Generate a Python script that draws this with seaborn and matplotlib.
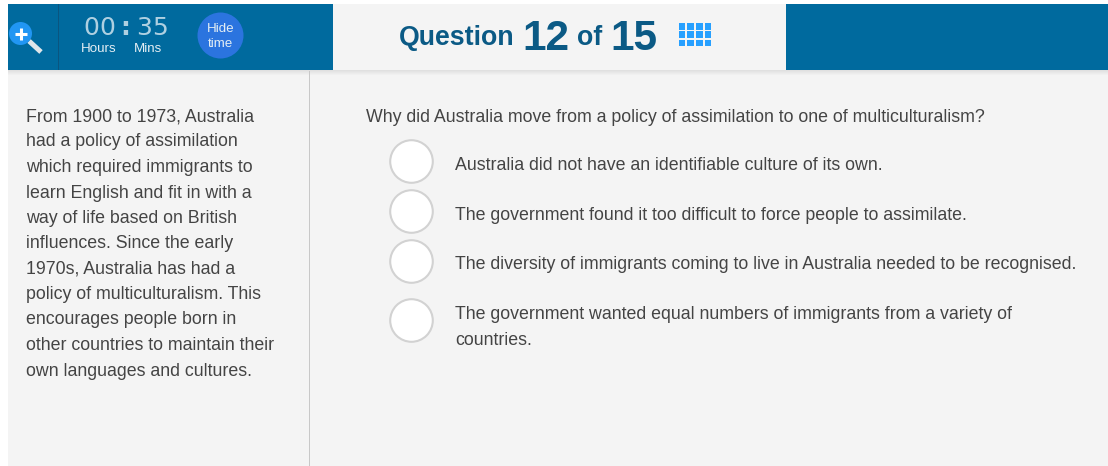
import matplotlib
matplotlib.use("Agg")
import matplotlib.pyplot as plt
from matplotlib.patches import Rectangle, Circle
import pandas as pd
import seaborn as sns

passage_lines = [
    "From 1900 to 1973, Australia", "had a policy of assimilation",
    "which required immigrants to", "learn English and fit in with a",
    "way of life based on British", "influences. Since the early",
    "1970s, Australia has had a", "policy of multiculturalism. This",
    "encourages people born in", "other countries to maintain their",
    "own languages and cultures.",
]
passage_y = [116.5, 142, 167.5, 193, 218.5, 244, 269, 294.5, 320, 345.5, 371]
question = "Why did Australia move from a policy of assimilation to one of multiculturalism?"
options = [
    "Australia did not have an identifiable culture of its own.",
    "The government found it too difficult to force people to assimilate.",
    "The diversity of immigrants coming to live in Australia needed to be recognised.",
    "The government wanted equal numbers of immigrants from a variety of",
    "countries.",
]
option_y = [165, 215, 264.5, 314.5, 340.5]
radio_y = [161, 211, 261, 320]
timer_chars = ["0", "0", ":", "3", "5"]
timer_x = [91.5, 107.5, 125, 144, 160]

BLUE = "#006a9e"
BG = "#f4f4f4"
DARK = "#0b5a85"
TXT = "#444444"
FS = 12.8

sns.set_theme(style="white")
plt.rcParams["font.family"] = ["Liberation Sans", "DejaVu Sans"]

fig = plt.figure(figsize=(11.08, 4.66), dpi=100, facecolor="white")
ax = fig.add_axes([0, 0, 1, 1])
ax.set_xlim(0, 1108)
ax.set_ylim(466, 0)
ax.axis("off")

# panels
ax.add_patch(Rectangle((8, 70), 1100, 396, fc=BG, ec="none", zorder=0))
for i in range(5):
    ax.add_patch(Rectangle((8, 70 + i), 1100, 1, fc="#d8d8d8", ec="none", alpha=0.7 - i * 0.14, zorder=1))
ax.add_patch(Rectangle((8, 4), 325, 66, fc=BLUE, ec="none", zorder=2))
ax.add_patch(Rectangle((333, 4), 453, 66, fc=BG, ec="none", zorder=2))
ax.add_patch(Rectangle((786, 4), 322, 66, fc=BLUE, ec="none", zorder=2))
ax.add_patch(Rectangle((58, 4), 1, 66, fc="#0a5580", ec="none", zorder=3))
ax.add_patch(Rectangle((309, 71), 1, 395, fc="#c8c8c8", ec="none", zorder=1))

# magnifier
ax.plot([29, 41], [41, 52], color="#dfe6ea", lw=3.6, solid_capstyle="butt", zorder=3)
ax.add_patch(Circle((20.5, 33.5), 11.5, fc="#2196f3", ec="none", zorder=4))
ax.plot([14.5, 26.5], [33.5, 33.5], color="white", lw=2.2, solid_capstyle="butt", zorder=5)
ax.plot([20.5, 20.5], [27.5, 39.5], color="white", lw=2.2, solid_capstyle="butt", zorder=5)

# timer
for ch, x in zip(timer_chars, timer_x):
    ax.text(x, 28, ch, color="#cfe3ee", fontsize=18, family="DejaVu Sans", ha="center", va="center",
            fontweight="bold" if ch == ":" else "normal", zorder=5, alpha=0.85)
ax.text(99, 49.5, "Hours", color="#e4eef4", fontsize=9.6, ha="center", va="center", zorder=5)
ax.text(148, 49.5, "Mins", color="#e4eef4", fontsize=9.6, ha="center", va="center", zorder=5)
ax.add_patch(Circle((220.5, 35.5), 23, fc="#2b74df", ec="none", zorder=4))
ax.text(220.5, 28.5, "Hide", color="#e4eef4", fontsize=9.6, ha="center", va="center", zorder=5)
ax.text(220.5, 44, "time", color="#e4eef4", fontsize=9.6, ha="center", va="center", zorder=5)

# title
tk = dict(color=DARK, fontweight="bold", va="baseline", ha="left", zorder=5)
ax.text(399, 45, "Question", fontsize=19.3, **tk)
ax.text(522, 50, "12", fontsize=30.5, **tk)
ax.text(577, 45, "of", fontsize=19.3, **tk)
ax.text(610, 50, "15", fontsize=30.5, **tk)

# grid icon
for r in range(3):
    for c in range(4):
        ax.add_patch(Rectangle((678.5 + c * 8.7, 23 + r * 8.4), 6.6, 6.6, fc="#27a0ff", ec="none", zorder=5))

# passage and question text
for s, y in zip(passage_lines, passage_y):
    ax.text(26, y, s, color=TXT, fontsize=FS, va="center", ha="left", zorder=5)
ax.text(366, 117, question, color=TXT, fontsize=FS, va="center", ha="left", zorder=5)
for s, y in zip(options, option_y):
    ax.text(455, y, s, color=TXT, fontsize=FS, va="center", ha="left", zorder=5)

# radio buttons
radios = pd.DataFrame({"x": [411] * len(radio_y), "y": radio_y})
sns.scatterplot(data=radios, x="x", y="y", ax=ax, s=940, color="white",
                edgecolor="#d2d2d2", linewidth=1.5, legend=False, zorder=4, clip_on=False)
ax.set_xlim(0, 1108)
ax.set_ylim(466, 0)
ax.axis("off")

fig.savefig("out.png", dpi=100, facecolor="white")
^^^^^^^^
> WHAT THE EXERCISE ASKS: Restate each line from the start of the listing through the line bearing "import seaborn as sns" word for word. Drop the pictures.

> RESULT OF THIS EXERCISE:
Generate a Python script that draws this with seaborn and matplotlib.
import matplotlib
matplotlib.use("Agg")
import matplotlib.pyplot as plt
from matplotlib.patches import Rectangle, Circle
import pandas as pd
import seaborn as sns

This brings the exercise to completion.